Task description: Take the material below and retype it in full; pictures are left out.

>> BEGIN Data provided

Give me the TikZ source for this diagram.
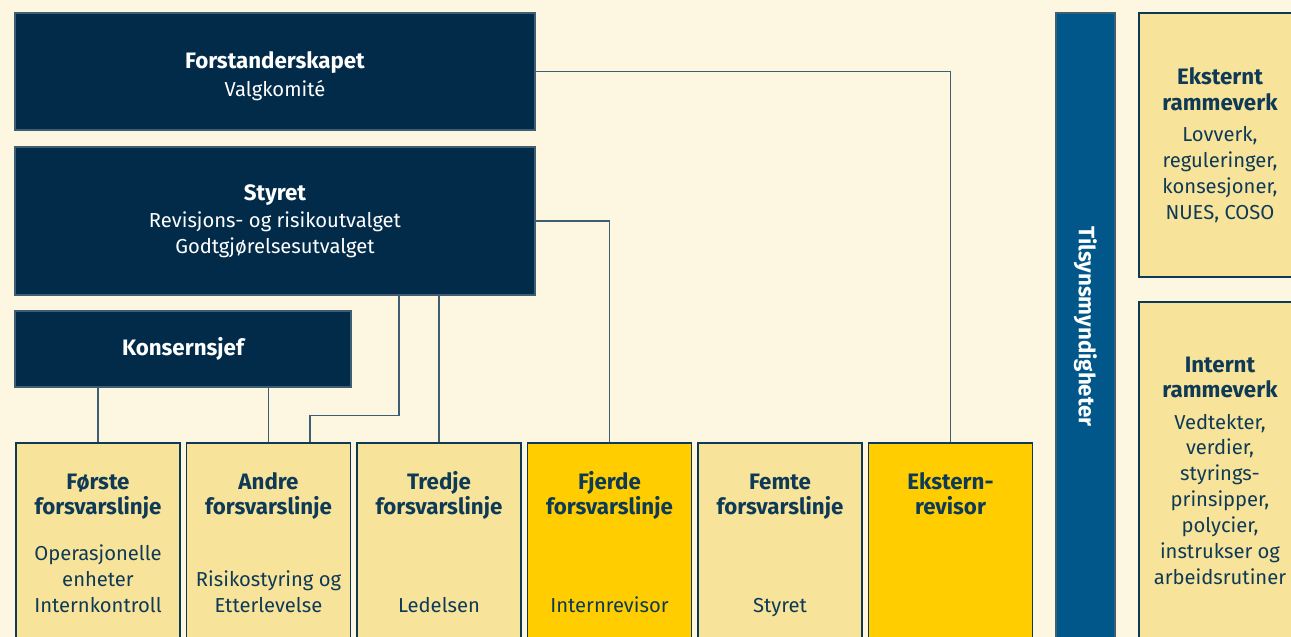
\documentclass[tikz,border=0pt]{standalone}
\usepackage{fontspec}
\setmainfont{Fira Sans}
\usetikzlibrary{positioning}
\definecolor{bakgrunn}{HTML}{FDF6E1}
\definecolor{marine}{HTML}{022B4A}
\definecolor{tilsynblaa}{HTML}{01578A}
\definecolor{lysgul}{HTML}{F8E39B}
\definecolor{gul}{HTML}{FFCD00}
\definecolor{tekst}{HTML}{0E3A55}
\definecolor{strek}{HTML}{3E5E74}
\newcommand{\tittel}[1]{{\fontsize{12.7}{14.7}\selectfont\bfseries #1}}
\tikzstyle{topbox} = [rectangle, minimum width=10.4cm, text centered, align=center, draw=strek, line width=0.6pt, fill=marine, text=white, font=\fontsize{11.5}{14.7}\selectfont]
\tikzstyle{linebox} = [rectangle, minimum width=3.28cm, minimum height=4.04cm, draw=tekst, line width=0.7pt, fill=lysgul]
\tikzstyle{gulbox} = [linebox, fill=gul]
\tikzstyle{rammebox} = [rectangle, minimum width=3.24cm, text centered, align=center, draw=tekst, line width=0.7pt, fill=lysgul, text=tekst, font=\fontsize{11.5}{14.7}\selectfont]
\tikzstyle{title} = [anchor=base, align=center, inner sep=0pt, text=tekst, font=\fontsize{12.7}{14.7}\selectfont\bfseries]
\tikzstyle{body} = [anchor=south, align=center, inner sep=0pt, text depth=0pt, text=tekst, font=\fontsize{11.5}{14.7}\selectfont]
\tikzstyle{conn} = [draw=strek, line width=0.7pt]

\begin{document}
\begin{tikzpicture}[node distance=3.41cm]
\useasboundingbox (0,0) rectangle (25.82,-12.74);
\clip (0,0) rectangle (25.82,-12.74);
\fill [bakgrunn] (0,0) rectangle (25.82,-12.74);

\node (forst) [topbox, minimum height=2.34cm] at (5.5,-1.43) {\rule{0pt}{15pt}\tittel{Forstanderskapet}\\[1pt]Valgkomité};
\node (styret) [topbox, minimum height=2.96cm] at (5.5,-4.42) {\tittel{Styret}\\[1pt]Revisjons- og risikoutvalget\\Godtgjørelsesutvalget};
\node (konsern) [topbox, minimum width=6.72cm, minimum height=1.52cm] at (3.66,-6.98) {\tittel{Konsernsjef}};

\node (forste) [linebox] at (1.96,-10.88) {};
\node (andre) [linebox, right of=forste] {};
\node (tredje) [linebox, right of=andre] {};
\node (fjerde) [gulbox, right of=tredje] {};
\node (femte) [linebox, right of=fjerde] {};
\node (ekst) [gulbox, right of=femte] {};

\node (forste-t) [title] at ([yshift=-1.45cm]forste.north) {Første\\forsvarslinje};
\node (andre-t) [title] at ([yshift=-1.45cm]andre.north) {Andre\\forsvarslinje};
\node (tredje-t) [title] at ([yshift=-1.45cm]tredje.north) {Tredje\\forsvarslinje};
\node (fjerde-t) [title] at ([yshift=-1.45cm]fjerde.north) {Fjerde\\forsvarslinje};
\node (femte-t) [title] at ([yshift=-1.45cm]femte.north) {Femte\\forsvarslinje};
\node (ekst-t) [title] at ([yshift=-1.45cm]ekst.north) {Ekstern-\\revisor};

\node (forste-b) [body] at ([yshift=0.66cm]forste.south) {Operasjonelle\\enheter\\Internkontroll};
\node (andre-b) [body] at ([yshift=0.66cm]andre.south) {Risikostyring og\\Etterlevelse};
\node (tredje-b) [body] at ([yshift=0.66cm]tredje.south) {Ledelsen};
\node (fjerde-b) [body] at ([yshift=0.66cm]fjerde.south) {Internrevisor};
\node (femte-b) [body] at ([yshift=0.66cm]femte.south) {Styret};

\node (tilsyn) [rectangle, rotate=-90, minimum width=12.54cm, minimum height=1.18cm, draw=strek, line width=0.6pt, fill=tilsynblaa, text=white, font=\fontsize{12.7}{14.7}\selectfont\bfseries] at (21.71,-6.53) {Tilsynsmyndigheter};

\node (ekstramme) [rammebox, minimum height=5.28cm] at (24.4,-2.9) {\tittel{Eksternt}\\\tittel{rammeverk}\\[3pt]Lovverk,\\reguleringer,\\konsesjoner,\\NUES, COSO};
\node (intramme) [rammebox, minimum height=6.74cm] at (24.4,-9.41) {\tittel{Internt}\\\tittel{rammeverk}\\[3pt]Vedtekter,\\verdier,\\styrings-\\prinsipper,\\polycier,\\instrukser og\\arbeidsrutiner};

\draw [conn] (forst.east) -| (ekst.north);
\draw [conn] (styret.east) -| (fjerde.north);
\draw [conn] (tredje.north) -- (tredje.north |- styret.south);
\draw [conn] ([xshift=2.48cm]styret.south) -- ++(0,-2.4) -| ([xshift=0.83cm]andre.north);
\draw [conn] (forste.north) -- (forste.north |- konsern.south);
\draw [conn] (andre.north) -- (andre.north |- konsern.south);
\end{tikzpicture}
\end{document}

>> END Data provided

Expected answer:
Give me the TikZ source for this diagram.
\documentclass[tikz,border=0pt]{standalone}
\usepackage{fontspec}
\setmainfont{Fira Sans}
\usetikzlibrary{positioning}
\definecolor{bakgrunn}{HTML}{FDF6E1}
\definecolor{marine}{HTML}{022B4A}
\definecolor{tilsynblaa}{HTML}{01578A}
\definecolor{lysgul}{HTML}{F8E39B}
\definecolor{gul}{HTML}{FFCD00}
\definecolor{tekst}{HTML}{0E3A55}
\definecolor{strek}{HTML}{3E5E74}
\newcommand{\tittel}[1]{{\fontsize{12.7}{14.7}\selectfont\bfseries #1}}
\tikzstyle{topbox} = [rectangle, minimum width=10.4cm, text centered, align=center, draw=strek, line width=0.6pt, fill=marine, text=white, font=\fontsize{11.5}{14.7}\selectfont]
\tikzstyle{linebox} = [rectangle, minimum width=3.28cm, minimum height=4.04cm, draw=tekst, line width=0.7pt, fill=lysgul]
\tikzstyle{gulbox} = [linebox, fill=gul]
\tikzstyle{rammebox} = [rectangle, minimum width=3.24cm, text centered, align=center, draw=tekst, line width=0.7pt, fill=lysgul, text=tekst, font=\fontsize{11.5}{14.7}\selectfont]
\tikzstyle{title} = [anchor=base, align=center, inner sep=0pt, text=tekst, font=\fontsize{12.7}{14.7}\selectfont\bfseries]
\tikzstyle{body} = [anchor=south, align=center, inner sep=0pt, text depth=0pt, text=tekst, font=\fontsize{11.5}{14.7}\selectfont]
\tikzstyle{conn} = [draw=strek, line width=0.7pt]

\begin{document}
\begin{tikzpicture}[node distance=3.41cm]
\useasboundingbox (0,0) rectangle (25.82,-12.74);
\clip (0,0) rectangle (25.82,-12.74);
\fill [bakgrunn] (0,0) rectangle (25.82,-12.74);

\node (forst) [topbox, minimum height=2.34cm] at (5.5,-1.43) {\rule{0pt}{15pt}\tittel{Forstanderskapet}\\[1pt]Valgkomité};
\node (styret) [topbox, minimum height=2.96cm] at (5.5,-4.42) {\tittel{Styret}\\[1pt]Revisjons- og risikoutvalget\\Godtgjørelsesutvalget};
\node (konsern) [topbox, minimum width=6.72cm, minimum height=1.52cm] at (3.66,-6.98) {\tittel{Konsernsjef}};

\node (forste) [linebox] at (1.96,-10.88) {};
\node (andre) [linebox, right of=forste] {};
\node (tredje) [linebox, right of=andre] {};
\node (fjerde) [gulbox, right of=tredje] {};
\node (femte) [linebox, right of=fjerde] {};
\node (ekst) [gulbox, right of=femte] {};

\node (forste-t) [title] at ([yshift=-1.45cm]forste.north) {Første\\forsvarslinje};
\node (andre-t) [title] at ([yshift=-1.45cm]andre.north) {Andre\\forsvarslinje};
\node (tredje-t) [title] at ([yshift=-1.45cm]tredje.north) {Tredje\\forsvarslinje};
\node (fjerde-t) [title] at ([yshift=-1.45cm]fjerde.north) {Fjerde\\forsvarslinje};
\node (femte-t) [title] at ([yshift=-1.45cm]femte.north) {Femte\\forsvarslinje};
\node (ekst-t) [title] at ([yshift=-1.45cm]ekst.north) {Ekstern-\\revisor};

\node (forste-b) [body] at ([yshift=0.66cm]forste.south) {Operasjonelle\\enheter\\Internkontroll};
\node (andre-b) [body] at ([yshift=0.66cm]andre.south) {Risikostyring og\\Etterlevelse};
\node (tredje-b) [body] at ([yshift=0.66cm]tredje.south) {Ledelsen};
\node (fjerde-b) [body] at ([yshift=0.66cm]fjerde.south) {Internrevisor};
\node (femte-b) [body] at ([yshift=0.66cm]femte.south) {Styret};

\node (tilsyn) [rectangle, rotate=-90, minimum width=12.54cm, minimum height=1.18cm, draw=strek, line width=0.6pt, fill=tilsynblaa, text=white, font=\fontsize{12.7}{14.7}\selectfont\bfseries] at (21.71,-6.53) {Tilsynsmyndigheter};

\node (ekstramme) [rammebox, minimum height=5.28cm] at (24.4,-2.9) {\tittel{Eksternt}\\\tittel{rammeverk}\\[3pt]Lovverk,\\reguleringer,\\konsesjoner,\\NUES, COSO};
\node (intramme) [rammebox, minimum height=6.74cm] at (24.4,-9.41) {\tittel{Internt}\\\tittel{rammeverk}\\[3pt]Vedtekter,\\verdier,\\styrings-\\prinsipper,\\polycier,\\instrukser og\\arbeidsrutiner};

\draw [conn] (forst.east) -| (ekst.north);
\draw [conn] (styret.east) -| (fjerde.north);
\draw [conn] (tredje.north) -- (tredje.north |- styret.south);
\draw [conn] ([xshift=2.48cm]styret.south) -- ++(0,-2.4) -| ([xshift=0.83cm]andre.north);
\draw [conn] (forste.north) -- (forste.north |- konsern.south);
\draw [conn] (andre.north) -- (andre.north |- konsern.south);
\end{tikzpicture}
\end{document}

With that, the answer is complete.